Finados mas não findos

Sobre a morte

O enterro que mais nos preocupa é o nosso. Quem não fantasiou estar presente à cena de seu próprio velório para observar as homenagens de que seriamos objeto? Muitas vezes quando tristes imaginamos nossa morte como forma de suprema vingança, pois é aí que eles (os que não souberam nos amar) sentiriam nossa falta. De qualquer maneira depreende-se daí que não supomos a morte sem lhe atribuir um beijo de adeus, tão importante que por ele chegamos a imaginar morrer.

Convém lembrar a lista das realizações que dizem fazer nossa despedida menos dolorosa: precisaríamos ter tido um filho, plantado uma árvore e escrito um livro. É difícil realizar esta lista, mas convém tentar entendê-la.

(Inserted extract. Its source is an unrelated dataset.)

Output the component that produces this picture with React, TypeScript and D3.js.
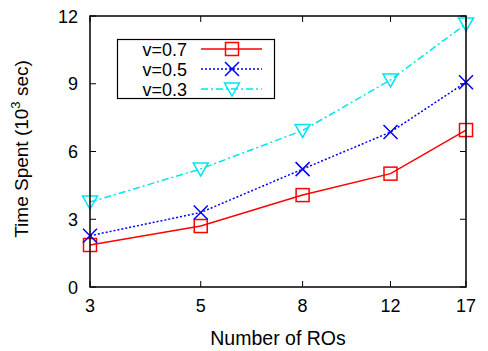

Uma vez li num túmulo: “Tua eternidade está nos que ficam e nos que virão”, e é verdadeiro, porque ao partir deixamos uma história para alguém. Podemos deixá-la sob a forma de escritos ou de inscritos. Inscrevemos nos que amamos uma memória de sons, toques, cheiros e sabores, que para além da infância se carregam e é o que se passa adiante, quer seja entre filhos, amantes ou amigos.

Há aqueles que são escritores cujas histórias tornaram-se maiores que suas existências. Juan Rulfo e Érico Veríssimo foram homenageados com uma festa de finados à mexicana, onde suas personalidades foram festivamente evocadas. Os mexicanos compartilham com as almas de seus mortos homenageados a música, a comida e os objetos que eles mais gostavam. Parece um contraponto sábio à nossa forma melancólica de lidar com a morte.

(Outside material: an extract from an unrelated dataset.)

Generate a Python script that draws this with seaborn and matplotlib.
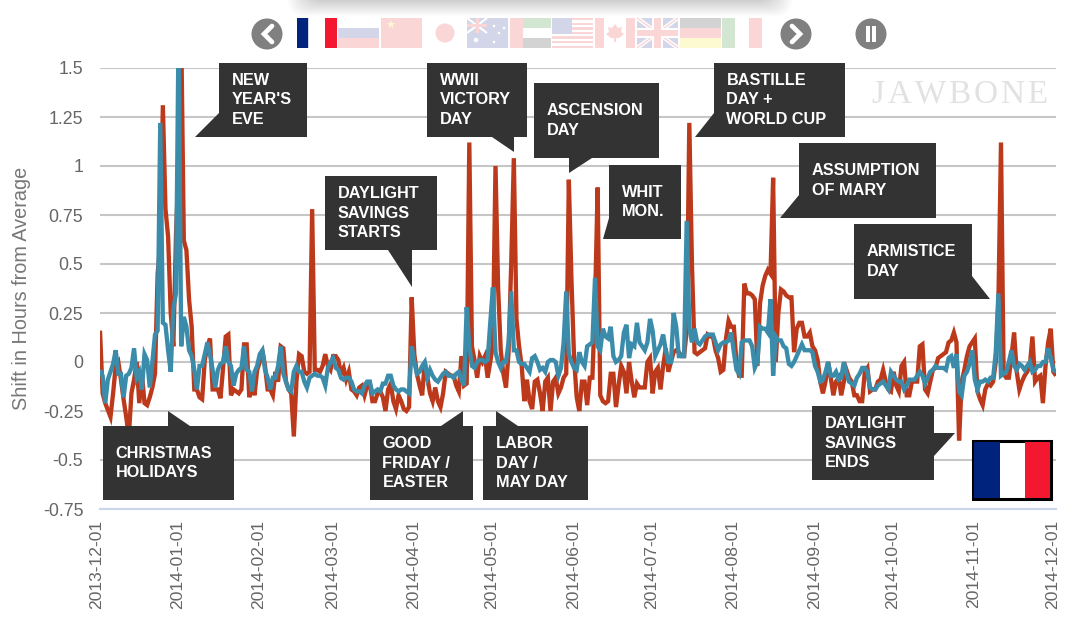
import numpy as np
import pandas as pd
import matplotlib
matplotlib.use("Agg")
import matplotlib.pyplot as plt
import matplotlib.dates as mdates
from matplotlib.patches import Rectangle, Polygon, Circle, FancyBboxPatch
from matplotlib.transforms import ScaledTranslation
import seaborn as sns

START = "2013-12-01"
france_sleep_shift = [
 .16,-.16,-.21,-.245,-.28,-.16,-.02,0,-.09,-.19,
 -.28,-.38,-.16,-.09,0,-.21,-.06,-.21,-.22,-.18,
 -.13,-.06,.45,.6,1.31,.78,.64,.25,.08,.64,
 1.0,1.7,.62,.57,.32,.18,-.14,-.14,-.18,-.19,
 .01,.08,.12,-.14,-.14,-.14,-.185,-.03,.13,.14,
 -.17,-.14,-.15,-.16,-.14,.09,.09,-.18,-.09,-.17,
 -.04,0,.06,-.02,-.14,-.14,-.17,-.05,-.1,.08,
 .07,-.1,-.14,-.16,-.38,-.1,.04,.03,-.05,-.06,
 -.05,.78,-.04,-.04,-.05,-.02,.04,-.02,-.04,.03,
 .03,.01,-.06,-.03,-.09,-.05,-.14,-.15,-.17,-.13,
 -.12,-.17,-.12,-.11,-.2,-.2,-.16,-.15,-.18,-.25,
 -.14,-.11,-.2,-.24,-.17,-.2,-.24,-.25,-.23,.33,
 .04,-.06,-.12,-.17,0,-.08,-.16,-.2,-.13,-.2,
 -.23,-.16,-.05,-.06,-.07,-.07,-.12,-.15,.03,-.12,
 -.11,1.12,.08,.01,-.08,.03,0,.03,-.08,0,
 .09,1.0,.38,.06,-.06,-.13,.05,.5,1.04,.22,
 .08,-.02,-.2,-.09,-.2,-.24,-.1,-.09,-.16,-.25,
 -.1,-.08,-.25,-.1,-.08,-.16,-.13,-.08,-.06,.93,
 .42,.02,-.18,-.25,-.1,-.1,-.22,-.08,-.08,.3,
 .89,-.17,-.2,-.21,-.2,-.06,-.06,-.23,-.12,-.02,
 -.05,-.16,0,-.1,-.18,-.11,-.13,-.13,-.13,0,
 .02,-.16,-.05,-.03,-.14,-.02,.07,-.05,0,.05,
 .06,.05,.03,.03,.16,1.22,.5,.05,.04,.05,
 .06,.07,.14,.13,.13,.06,.02,-.05,-.04,.12,
 .21,.18,.18,0,-.07,-.07,.4,.35,.35,.34,
 .32,-.02,.3,.39,.44,.47,.45,.94,0,.25,
 .37,.36,.34,.33,.33,.05,.17,.2,.2,.13,
 .13,.15,.08,.06,.01,-.1,-.16,-.1,0,-.08,
 -.17,-.1,-.08,-.17,-.1,-.04,-.08,-.1,-.17,-.17,
 -.2,-.2,-.05,-.03,-.15,-.14,-.14,-.1,-.09,-.04,
 -.1,-.14,-.15,-.05,-.12,-.15,-.02,0,-.17,-.17,
 -.1,-.1,-.1,.08,.09,-.14,-.16,-.1,-.04,-.03,
 .02,.03,.04,.05,.1,.11,.15,.1,-.4,-.1,
 -.04,.03,.08,.1,.12,-.15,-.19,-.22,-.14,-.11,
 -.12,-.1,0,.3,1.12,-.06,-.08,-.08,.03,.15,
 -.05,-.14,-.1,-.07,-.05,-.02,.13,-.1,-.08,-.07,
 -.21,-.02,.1,.17,-.05,-.07,
]
global_sleep_shift = [
 -.04,-.07,-.21,-.09,-.05,-.01,.06,-.06,-.06,-.18,
 -.07,-.06,-.03,.07,-.08,-.05,-.14,.04,.01,-.13,
 0,.14,.16,1.22,.2,.19,.06,-.05,.27,.35,
 1.7,.08,.23,.18,.06,.03,-.04,-.14,-.02,-.02,
 .04,.1,.04,-.04,-.13,-.04,-.01,0,.08,0,
 -.02,-.12,-.06,-.04,-.03,.08,-.04,-.05,-.15,-.05,
 -.02,.04,.06,-.04,-.08,-.14,-.08,-.08,-.02,.08,
 -.06,-.1,-.14,-.15,-.05,-.02,-.05,-.05,-.1,-.13,
 -.08,-.07,-.06,-.07,-.07,-.08,-.12,-.03,0,.02,
 -.03,-.04,-.08,-.09,-.08,-.08,-.1,-.14,-.15,-.15,
 -.16,-.12,-.1,-.1,-.16,-.15,-.14,-.15,-.11,-.11,
 -.07,-.07,-.12,-.14,-.15,-.14,-.14,-.15,-.16,.08,
 0,-.06,-.05,-.02,0,-.08,-.04,-.07,-.09,-.1,
 -.08,-.06,-.05,-.07,-.07,-.08,-.06,-.05,-.09,-.12,
 .28,.08,-.02,-.03,0,.01,.01,0,.01,.2,
 .38,.05,0,-.03,0,0,.1,.36,.06,.06,
 0,-.01,-.01,-.03,-.05,.02,.03,0,-.04,-.03,
 -.05,0,.01,.01,0,-.07,-.03,.1,.36,.04,
 0,-.03,-.04,.05,0,-.02,.08,.09,.1,.43,
 .08,.06,.17,.13,.12,.18,.03,0,.01,.03,
 .15,.19,.02,.09,.08,.2,.1,.08,.06,.1,
 .22,.16,.03,.06,.09,.14,.06,0,0,.25,
 .18,.03,.03,.03,.72,.18,.1,.17,.1,.09,
 .11,.13,.14,.14,.14,.1,.06,.09,.1,.1,
 .11,.15,.05,-.04,-.06,.1,.11,.11,.11,.08,
 -.03,0,.18,.17,.17,.15,.32,-.07,.13,.11,
 .11,.08,.07,-.01,-.02,0,.03,.06,.09,.06,
 .06,.06,.05,-.02,-.05,-.1,-.09,-.05,0,-.07,
 -.07,-.05,-.09,-.08,0,-.06,-.1,-.11,-.12,-.08,
 -.06,-.03,-.03,-.05,-.13,-.14,-.14,-.12,-.11,-.1,
 -.12,-.14,-.05,-.07,-.09,-.1,-.1,-.14,-.12,-.09,
 -.09,-.09,-.07,-.05,-.07,-.11,-.08,-.05,-.04,-.02,
 -.03,-.03,-.03,-.04,.02,.03,-.03,.04,-.15,-.17,
 -.07,-.05,-.01,.06,-.09,-.14,-.1,-.1,-.09,-.1,
 -.08,-.08,.05,.35,-.07,-.06,-.05,0,.06,-.02,
 -.04,-.01,-.02,-.04,-.02,0,-.05,-.04,-.02,-.02,
 0,0,.07,.02,-.04,-.05,
]
y_ticks = [-.75, -.5, -.25, 0, .25, .5, .75, 1, 1.25, 1.5]
y_tick_labels = ["-0.75", "-0.5", "-0.25", "0", "0.25", "0.5", "0.75", "1", "1.25", "1.5"]
month_ticks = pd.date_range("2013-12-01", "2014-12-01", freq="MS")
RED, BLUE = "#BC3A1B", "#3B8CAB"
DARK = "#333333"
SANS = "Liberation Sans"

sns.set_theme(style="white")
plt.rcParams["font.family"] = [SANS, "DejaVu Sans"]

n = len(france_sleep_shift)
dates = pd.date_range(START, periods=n, freq="D")
df = pd.DataFrame({"date": np.r_[dates, dates],
                   "shift": france_sleep_shift + global_sleep_shift,
                   "series": ["France"] * n + ["Global"] * len(global_sleep_shift)})

W, H = 1074, 638
fig = plt.figure(figsize=(W / 100, H / 100), dpi=100, facecolor="white")
ax = fig.add_axes([100 / W, 1 - 509 / H, 956 / W, 441 / H])
ax.set_axisbelow(True)
ax.yaxis.grid(True, color="#c6c6c6", lw=1.5)
sns.lineplot(data=df, x="date", y="shift", hue="series", hue_order=["France", "Global"],
             palette=[RED, BLUE], lw=3.1, legend=False, ax=ax, estimator=None,
             solid_joinstyle="miter", solid_capstyle="butt")
ax.set_xlim(dates[0], dates[-1])
ax.set_ylim(-.75, 1.5)
ax.set_yticks(y_ticks, y_tick_labels)
ax.set_xticks(month_ticks)
ax.xaxis.set_major_formatter(mdates.DateFormatter("%Y-%m-%d"))
ax.tick_params(axis="x", length=0, pad=8, labelsize=12.6, labelcolor="#666666", labelrotation=90)
ax.tick_params(axis="y", length=0, pad=12, labelsize=12.8, labelcolor="#666666")
shift_right = ScaledTranslation(4 / 100, 0, fig.dpi_scale_trans)
for lab in ax.get_xticklabels():
    lab.set_ha("right")
    lab.set_transform(lab.get_transform() + shift_right)
ax.set_xlabel("")
ax.set_ylabel("Shift in Hours from Average", fontsize=14.3, color="#777777")
ax.yaxis.set_label_coords((31 - 100) / 956, 0.5)
for s in ["top", "right", "left"]:
    ax.spines[s].set_visible(False)
ax.spines["bottom"].set_color("#ccd6eb")
ax.spines["bottom"].set_linewidth(1.5)

ov = fig.add_axes([0, 0, 1, 1], zorder=5)
ov.set_xlim(0, W); ov.set_ylim(H, 0); ov.axis("off"); ov.patch.set_alpha(0)

ov.text(1048, 94, "\u200a".join("JAWBONE"), family="Liberation Serif", fontsize=24, color="#e2e2e2",
        ha="right", va="center", zorder=1)

callouts = [
    ("NEW\nYEAR'S\nEVE", (219, 63, 307, 137), [(219, 113), (195, 137), (219, 137)]),
    ("DAYLIGHT\nSAVINGS\nSTARTS", (325, 176, 437, 250), [(388, 250), (412, 287), (412, 250)]),
    ("CHRISTMAS\nHOLIDAYS", (103, 426, 234, 500), [(168, 426), (168, 411), (190, 426)]),
    ("WWII\nVICTORY\nDAY", (427, 63, 527, 137), [(492, 137), (514, 152), (514, 137)]),
    ("ASCENSION\nDAY", (534, 83, 659, 158), [(569, 158), (569, 173), (592, 158)]),
    ("WHIT\nMON.", (609, 165, 681, 239), [(609, 218), (603, 239), (609, 239)]),
    ("BASTILLE\nDAY +\nWORLD CUP", (714, 63, 845, 137), [(714, 113), (695, 137), (714, 137)]),
    ("ASSUMPTION\nOF MARY", (799, 143, 936, 218), [(799, 195), (780, 218), (799, 218)]),
    ("ARMISTICE\nDAY", (854, 224, 972, 299), [(972, 276), (990, 299), (972, 299)]),
    ("DAYLIGHT\nSAVINGS\nENDS", (812, 406, 934, 480), [(934, 433), (955, 433), (934, 456)]),
    ("GOOD\nFRIDAY /\nEASTER", (370, 426, 473, 500), [(441, 426), (463, 411), (463, 426)]),
    ("LABOR\nDAY /\nMAY DAY", (483, 426, 588, 500), [(496, 426), (496, 411), (518, 426)]),
]
for label, (x0, y0, x1, y1), tail in callouts:
    ov.add_patch(Rectangle((x0, y0), x1 - x0, y1 - y0, fc=DARK, ec="none", zorder=2))
    ov.add_patch(Polygon(tail, closed=True, fc=DARK, ec="none", zorder=2))
    ov.text(x0 + 12.5, (y0 + y1) / 2, label, color="white", fontsize=11.7, fontweight="bold",
            ha="left", va="center", linespacing=1.38, zorder=3)

# large flag, bottom right
ov.add_patch(Rectangle((973, 441), 78, 58, fc="white", ec="black", lw=2.2, zorder=3))
ov.add_patch(Rectangle((974, 442), 25.5, 56, fc="#00247D", ec="none", zorder=3))
ov.add_patch(Rectangle((1024.5, 442), 25.5, 56, fc="#F31830", ec="none", zorder=3))

# carousel shadow
for i in range(22):
    ov.add_patch(FancyBboxPatch((288 + i * 1.4, -30), 504 - i * 2.8, 46 - i * 1.0,
                                boxstyle="round,pad=0,rounding_size=16",
                                fc="#000000", ec="none", alpha=.011, zorder=1))

def band(x, y, w, h, c):
    ov.add_patch(Rectangle((x, y), w, h, fc=c, ec="none", zorder=2))

def stroke(xs, ys, c, lw=1.6):
    ov.plot(xs, ys, color=c, lw=lw, zorder=2, solid_capstyle="butt")

FY, FH, FW = 18, 30, 41
PR, PB, PG, PY, PD = "#fbd6d6", "#d3d6e8", "#d2e6d2", "#fdfad2", "#d3d3d3"
band(297, FY, 11, FH, "#00247D"); band(308, FY, 1, FH, PB); band(325, FY, 12, FH, "#F31830")
band(338, FY + 10, FW, 10, PB); band(338, FY + 20, FW, 10, PR)
band(381, FY, FW, FH, PR)
ov.text(390, FY + 8, "★", color=PY, fontsize=8, ha="center", va="center", family="DejaVu Sans", zorder=3)
ov.add_patch(Circle((445, 33), 9.5, fc=PR, ec="none", zorder=2))
band(467, FY, FW, FH, PB)
stroke([467, 487], [FY, FY + 15], "white", 1.5); stroke([467, 487], [FY + 15, FY], "white", 1.5)
band(467, FY + 6, 20, 3, PR); band(476, FY, 3, 15, PR)
for sx, sy in [(476, 40), (494, 26), (499, 33), (494, 42), (504, 28)]:
    ov.add_patch(Circle((sx, sy), 1.3 if sx != 476 else 2.2, fc="white", ec="none", zorder=3))
band(510, FY, 13, FH, PR); band(523, FY, 28, 10, PG); band(523, FY + 20, 28, 10, PD)
for i in range(7):
    band(552, FY + i * 4.6, FW, 2.3, PR)
band(552, FY, 20, 16, PB)
band(595, FY, 9, FH, PR); band(626, FY, 9, FH, PR)
ov.add_patch(Polygon([(615, 24), (618, 28), (622, 27), (621, 32), (624, 34), (619, 38), (616, 38), (616, 42),
                      (614, 42), (614, 38), (611, 38), (606, 34), (609, 32), (608, 27), (612, 28)],
                     closed=True, fc=PR, ec="none", zorder=2))
band(637, FY, FW, FH, PB)
stroke([637, 678], [FY, FY + FH], "white", 3); stroke([637, 678], [FY + FH, FY], "white", 3)
stroke([637, 678], [FY, FY + FH], PR, 1); stroke([637, 678], [FY + FH, FY], PR, 1)
band(637, FY + 10, FW, 10, "white"); band(652, FY, 11, FH, "white")
band(637, FY + 12, FW, 6, PR); band(654, FY, 7, FH, PR)
band(680, FY, FW, 10, PD); band(680, FY + 10, FW, 10, PR); band(680, FY + 20, FW, 10, PY)
band(722, FY, 13, FH, PG); band(749, FY, 13, FH, PR)

def button(cx):
    ov.add_patch(Circle((cx, 34), 15.5, fc="#808080", ec="none", zorder=2))
button(267); button(796); button(871)
ov.plot([272, 264, 272], [26, 34, 42], color="white", lw=3.4, zorder=3, solid_joinstyle="miter")
ov.plot([792, 800, 792], [26, 34, 42], color="white", lw=3.4, zorder=3, solid_joinstyle="miter")
band(865.5, 26, 4, 16, "white"); band(872, 26, 4, 16, "white")

fig.savefig("out.png", dpi=100, facecolor="white")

Aquele que deixou muito atrás de si, bem que gostaria de comparecer à sua própria festa de adeus, pois sabe que nunca terminará de partir. Já  a nós, mortais, os seres humanos que não deixamos memórias ao domínio público, resta-nos ler, fruir as histórias, deixar-nos embalar pela voz macia dos livros que levam a viagens que o corpo preguiçoso não empreende. Quais vovôs que contam histórias, os grandes escritores devem permanecer no firmamento da vida de cada um, lembrando que toda transcendência encontra nas palavras sua melhor tradução.